Submission & deadlines
  • Topic selection: After the kick-off, please send your list of preferred topics via email to patrick.damme(æ)tu-berlin.de. First-come-first-serve.
    Deadline: May 1, 23:59 CEST.
  • The summary papers (6 pages) should be written in LaTeX using the ACM acmart template (document class sigconf), and be submitted as PDF documents by email to patrick.damme(æ)tu-berlin.de.
    Deadline: Jun 19, 23:59 CEST.
  • The presentation slides should be submitted as PDF documents by email to patrick.damme(æ)tu-berlin.de.
    Deadline: The day before the presentation, 23:59 CEST.
    Last-minute changes after the submission are permitted.

Schedule
Introductory lectures
Slides will be made available prior to the individual lectures.
  • Apr 17: 01 Structure of Scientific Papers [pdf, pptx]
  • Apr 24: 02 Scientific Reading and Writing [pdf, pptx]
  • May 01: (public holiday)
  • May 08: 03 Experiments, Reproducibility, and Presentations [pdf, pptx] (updated May 8)
Self-organized seminar work
  • optional office hours to discuss any questions
Final presentations
  • Jun 26: oral presentation session #1
  • Jul 03: oral presentation session #2
  • Jul 10: oral presentation session #3
  • Jul 17: oral presentation session #4

Project

Time: Mondays 16:00 - 18:00
Place: TEL 811 and zoom

In the beginning of the semester, students/teams pick a programming project from a provided list, devise an initial design and then implement a prototype including documentation, tests, and relevant experiments. The project ends with a presentation (15 min) of the obtained results.


Topics

The topics of the project are independent of the seminar. We will offer tasks in a wide range of components of data management and machine learning systems. Each individual project will be conducted in the context of one of the two systems developed by our group (and other collaborators) as part of our research:

  • Apache SystemDS: An open-source ML system for the end-to-end data science lifecycle (mainly written in Java)
  • DAPHNE: An open and extensible system infrastructure for integrated data analysis pipelines (mainly written in C++)

Thereby, students get the chance to make meaningful contributions to free open-source projects.

The projects can be done either individually or in teams of up to three students (with the expected amount of work proportional to the team size).

List of topics: Separate list of topics (updated Apr 28)

Submission & deadlines
  • Topic selection: After the kick-off, please send your list of preferred topics via email to patrick.damme(æ)tu-berlin.de.
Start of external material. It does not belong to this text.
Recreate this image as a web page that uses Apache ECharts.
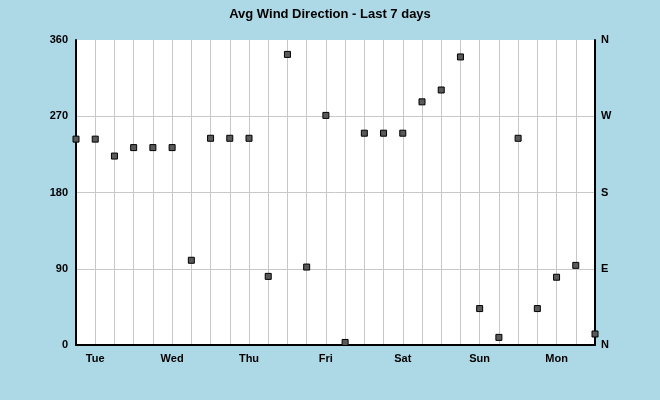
<!DOCTYPE html>
<html>
<head>
<meta charset="utf-8">
<script src="https://cdn.jsdelivr.net/npm/echarts@6/dist/echarts.min.js"></script>
<style>
  html, body { margin: 0; padding: 0; background: #add8e6; }
  #main { width: 660px; height: 400px; }
</style>
</head>
<body>
<div id="main"></div>
<script>
// 6 hourly samples, day name shown at midday
var timeLabels = [
	"Tue 06:00", "Tue 12:00", "Tue 18:00", "Wed 00:00",
	"Wed 06:00", "Wed 12:00", "Wed 18:00", "Thu 00:00",
	"Thu 06:00", "Thu 12:00", "Thu 18:00", "Fri 00:00",
	"Fri 06:00", "Fri 12:00", "Fri 18:00", "Sat 00:00",
	"Sat 06:00", "Sat 12:00", "Sat 18:00", "Sun 00:00",
	"Sun 06:00", "Sun 12:00", "Sun 18:00", "Mon 00:00",
	"Mon 06:00", "Mon 12:00", "Mon 18:00", "Tue 00:00"
];
var dirValues = [
	243, 243, 223, 233, 233, 233, 100, 244,
	244, 244, 81, 343, 92, 271, 3, 250,
	250, 250, 287, 301, 340, 43, 9, 244,
	43, 80, 94, 13
];
var dirTicks = [0, 90, 180, 270, 360];
var compassTicks = ["N", "E", "S", "W", "N"];

var chart = echarts.init(document.getElementById("main"));

var labelFont = {
	color: "#000",
	fontWeight: "bold",
	fontSize: 11,
	fontFamily: "Liberation Sans, Arial, sans-serif"
};

var option = {
	backgroundColor: "#add8e6",
	animation: false,
	title: {
		text: "Avg Wind Direction - Last 7 days",
		left: "center",
		top: 3,
		textStyle: {
			color: "#000",
			fontWeight: "bold",
			fontSize: 13,
			fontFamily: "Liberation Sans, Arial, sans-serif"
		}
	},
	grid: {
		left: 76,
		right: 65,
		top: 40,
		bottom: 55,
		show: true,
		backgroundColor: "#fff",
		borderWidth: 0
	},
	xAxis: {
		type: "category",
		data: timeLabels,
		boundaryGap: false,
		axisLine: { lineStyle: { color: "#000", width: 2 } },
		axisTick: { show: false },
		axisLabel: Object.assign({
			interval: 0,
			margin: 8,
			formatter: function(val, idx) {
				return idx % 4 === 1 ? val.split(" ")[0] : "";
			}
		}, labelFont),
		splitLine: { show: true, interval: 0, lineStyle: { color: "#c8c8c8" } }
	},
	yAxis: [{
		type: "value",
		min: dirTicks[0],
		max: dirTicks[dirTicks.length - 1],
		interval: 90,
		position: "left",
		axisLine: { show: true, lineStyle: { color: "#000", width: 2 } },
		axisTick: { show: false },
		axisLabel: Object.assign({ margin: 8 }, labelFont),
		// no grey line along the top edge
		splitLine: { show: true, lineStyle: { color: ["#c8c8c8", "#c8c8c8", "#c8c8c8", "#c8c8c8", "#fff"] } }
	}, {
		type: "value",
		min: dirTicks[0],
		max: dirTicks[dirTicks.length - 1],
		interval: 90,
		position: "right",
		axisLine: { show: true, lineStyle: { color: "#000", width: 2 } },
		axisTick: { show: false },
		axisLabel: Object.assign({
			margin: 6,
			formatter: function(v) {
				return compassTicks[dirTicks.indexOf(v)];
			}
		}, labelFont),
		splitLine: { show: false }
	}],
	series: [{
		type: "scatter",
		data: dirValues,
		symbol: "rect",
		symbolSize: 6,
		itemStyle: {
			color: "#5a5a5a",
			borderColor: "#000",
			borderWidth: 1,
			opacity: 1
		}
	}]
};
chart.setOption(option);
</script>
</body>
</html>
Feel free to approach us as an individual or as a team. First-come-first-serve, but we may suggest you to team up with other students interested in the same topic.
    Deadline: May 1, 23:59 CEST.
  • The prototype source code, tests, and documentation should be submitted as a pull request on the GitHub repository of either SystemDS or DAPHNE (or, exceptionally via email to patrick.damme(æ)tu-berlin.de).
    Deadline: Jul 24 (soft deadline).
  • The presentation slides should be submitted as PDF documents by email to patrick.damme(æ)tu-berlin.de.
    Deadline: The day before the presentation, 23:59 CEST.
    Last-minute changes after the submission are permitted.

Schedule
Kick-off Meeting
  • Apr 17: Kick-off Meeting [pdf, pptx] (updated Apr 18)
Self-organized project work
  • optional office hours to discuss the initial design, implementation, and any questions
Final presentations
  • scheduled individually with each student/team

Organization

Registration
  • To register for the seminar in any bachelor program of Faculty IV or for the Programmierpraktikum in B.Sc. Computer Science, please use the respective meta courses.
  • In all other cases, please send an email to Patrick Damme (patrick.damme(æ)tu-berlin.de) with the following information: your name, matriculation number, degree program, and the module you would like to take. Registrations are accepted until Thursday, April 13, 2023, 23:59 CEST. The registration is closed.
  • The capacity of both the seminar and the project is limited to 20 students. In case we receive Since we have already received more registrations, students will be admitted in accordance with §48 (3) AllgStuPO. On April 14 we will notify all registered students about the result (guaranteed participation, a place in the queue, or no participation in this semester).
People
  • Dr.-Ing. Patrick Damme, patrick.damme(æ)tu-berlin.de
    Lecturer, seminar, DAPHNE projects, general contact person
  • Prof. Dr.-Ing. Matthias Boehm
    Apache SystemDS projects
  • Arnab Phani, M.Sc.
    Apache SystemDS projects
  • Sebastian Baunsgaard, M.Sc.
    Apache SystemDS projects
  • Carlos E. Muniz Cuza, M.Sc.
    Apache SystemDS projects
Language
  • Both seminar and project are given exclusively in English, but questions or other communication in German is fine as well.